Worldwide interoperability for microwave access (WiMAX) is another candidate. WiMAX offers high capacity, wide coverage, low latency, low per-bit cost, and required quality of service capabilities. For example, garage charging applications generate small amount of traffic, but the projected number of connections is very high. For mobile EVs, high data rate is needed to support location based applications. In most cases, in-vehicle application requires wide coverage, high throughput, and QoS support. WiMAX has required capabilities to handle the transmission of such data. In addition, mobile data service based on 4G long term evaluation (LTE) is becoming more popular as it can provides browsing experience comparable to wired connections. As of August 2013, there are more than 176 million LTE customers exist in the globe, and this number is expected to grow exponentially and exceed 1.3 billion by the end of 2018 [93]. Hence, 4G/LTE can provide a ubiquitous communication for EVs.

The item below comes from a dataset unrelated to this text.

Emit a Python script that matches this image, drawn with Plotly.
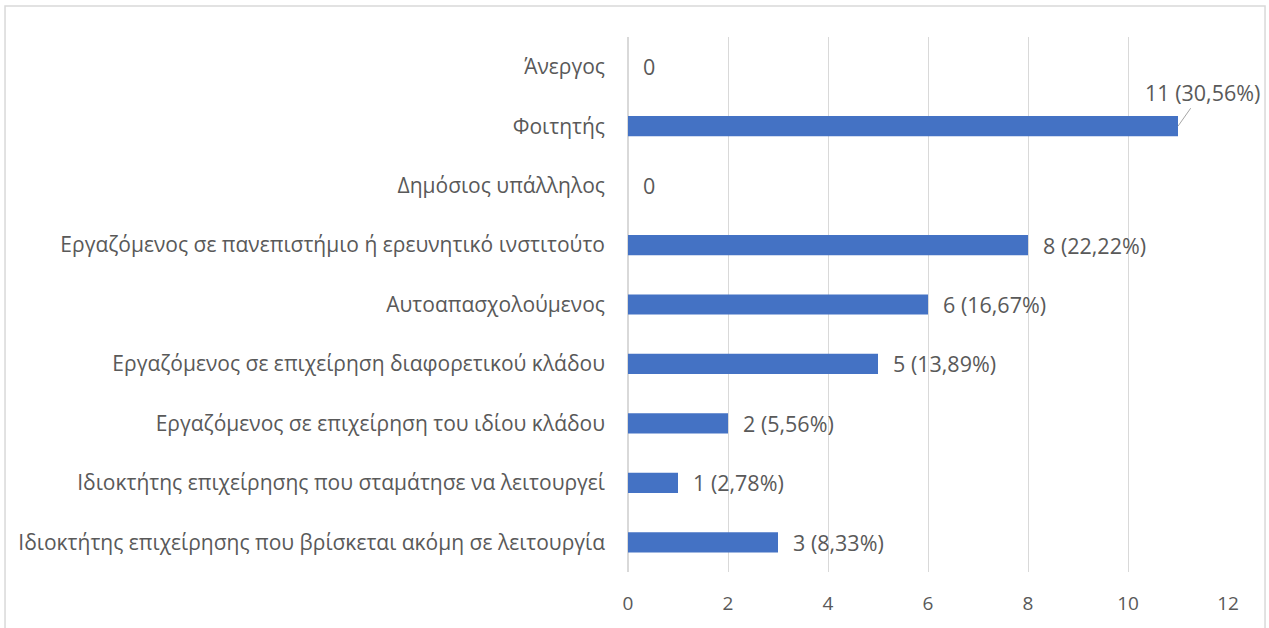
import plotly.graph_objects as go

categories = [
    "Ιδιοκτήτης επιχείρησης που βρίσκεται ακόμη σε λειτουργία",
    "Ιδιοκτήτης επιχείρησης που σταμάτησε να λειτουργεί",
    "Εργαζόμενος σε επιχείρηση του ιδίου κλάδου",
    "Εργαζόμενος σε επιχείρηση διαφορετικού κλάδου",
    "Αυτοαπασχολούμενος",
    "Εργαζόμενος σε πανεπιστήμιο ή ερευνητικό ινστιτούτο",
    "Δημόσιος υπάλληλος",
    "Φοιτητής",
    "Άνεργος",
]
values = [3, 1, 2, 5, 6, 8, 0, 11, 0]
labels = ["3 (8,33%)", "1 (2,78%)", "2 (5,56%)", "5 (13,89%)", "6 (16,67%)",
          "8 (22,22%)", "0", "11 (30,56%)", "0"]
x_ticks = [0, 2, 4, 6, 8, 10, 12]

FONT = "Open Sans"
TXT = "#595959"

fig = go.Figure()
fig.add_trace(go.Bar(
    y=categories, x=values, orientation="h",
    marker=dict(color="#4472C4", line=dict(width=0)),
    width=0.34, hoverinfo="skip",
))

annotations = []
for c, v, t in zip(categories, values, labels):
    if v == max(values):
        annotations.append(dict(
            x=v, y=c, xref="x", yref="y", text=t, showarrow=True,
            arrowhead=0, arrowwidth=1, arrowcolor="#a6a6a6",
            ax=24, ay=-34, xanchor="center", yanchor="middle",
            font=dict(family=FONT, size=21.5, color=TXT),
        ))
    else:
        annotations.append(dict(
            x=v, y=c, xref="x", yref="y", text=t, showarrow=False,
            xanchor="left", xshift=13,
            font=dict(family=FONT, size=21.5, color=TXT),
        ))

fig.update_layout(
    width=1269, height=628,
    margin=dict(l=628, r=41, t=37, b=56, autoexpand=False),
    paper_bgcolor="white", plot_bgcolor="white",
    showlegend=False,
    font=dict(family=FONT, size=18, color=TXT),
    annotations=annotations,
    xaxis=dict(
        range=[0, 12], tickvals=x_ticks, showgrid=True, gridcolor="#d9d9d9",
        gridwidth=1, zeroline=True, zerolinecolor="#d9d9d9", showline=False,
        ticks="", ticklabelstandoff=18, tickfont=dict(family=FONT, size=19, color=TXT),
        fixedrange=True, automargin=False,
    ),
    yaxis=dict(
        showgrid=False, showline=False, ticks="", ticklabelstandoff=22,
        tickfont=dict(family=FONT, size=21, color=TXT), fixedrange=True,
        automargin=False,
    ),
    shapes=[dict(
        type="rect", xref="paper", yref="paper",
        x0=-1.0383, x1=1.0617, y0=-0.13, y1=1.0578,
        line=dict(color="#d9d9d9", width=1.5), fillcolor="rgba(0,0,0,0)", layer="below",
    )],
)

fig.write_html("out.html", config={"displayModeBar": False},
               post_script="document.body.style.margin='0';document.body.style.overflow='hidden';")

On the other hand, public charging applications require mobility support. As the mobile user moves faster, the supported data rate decreases. In Figure 10, we compare wireless communication networks according to mobility and throughput. 2.5G, 3G, 4G (WiMAX and LTE), and the upcoming 5G offer required connectivity for mobile EVs. IEEE P2030 standard [94] presents possible communication interfaces. The connection to central controller or telematics provider can be established by either equipment manufacturers OEMS or wide area communication.

Wireless mesh networks (WMNs) are qualified to deliver required connectivity to EV drivers and the power grid. Moreover, their low cost, high scalability, self-healing, and self-organizing nature along with mobility support makes WMNs a very strong candidate. WMNs can provide high bandwidth and seamless handover capabilities at high speeds (almost the same quality as third generation technologies) [95]. Also, WMNs are compatible with other networks: they can be integrated with other existing networks (e.g., IEEE 802.15, IEEE 802.16, cellular networks, etc.). Further advantages of WMNs include its higher physical layer transmission rate than most cellular networks and coverage can be extended without using extra channel capacity.

Several companies already deployed WMNs for smart grid applications [96, 97]. As EV population continue to grow fast, the need for a dedicated communication infrastructure will become more important. Especially in urban environments, where ‘xG’ networks are overloaded or not deployed yet, WMNs will become even more important. In [97], a medium city is successfully deployed with wireless mesh networks to support required connectivity to electric vehicles.

On the other hand, WMNs have several disadvantages. In urban environments, network coverage can be affected by interference and fading. Available bandwidth can reduce in the case of possible loop problems [8]. In order to enjoy benefits of WMNs, research efforts are being shown to solve complexity of these networks.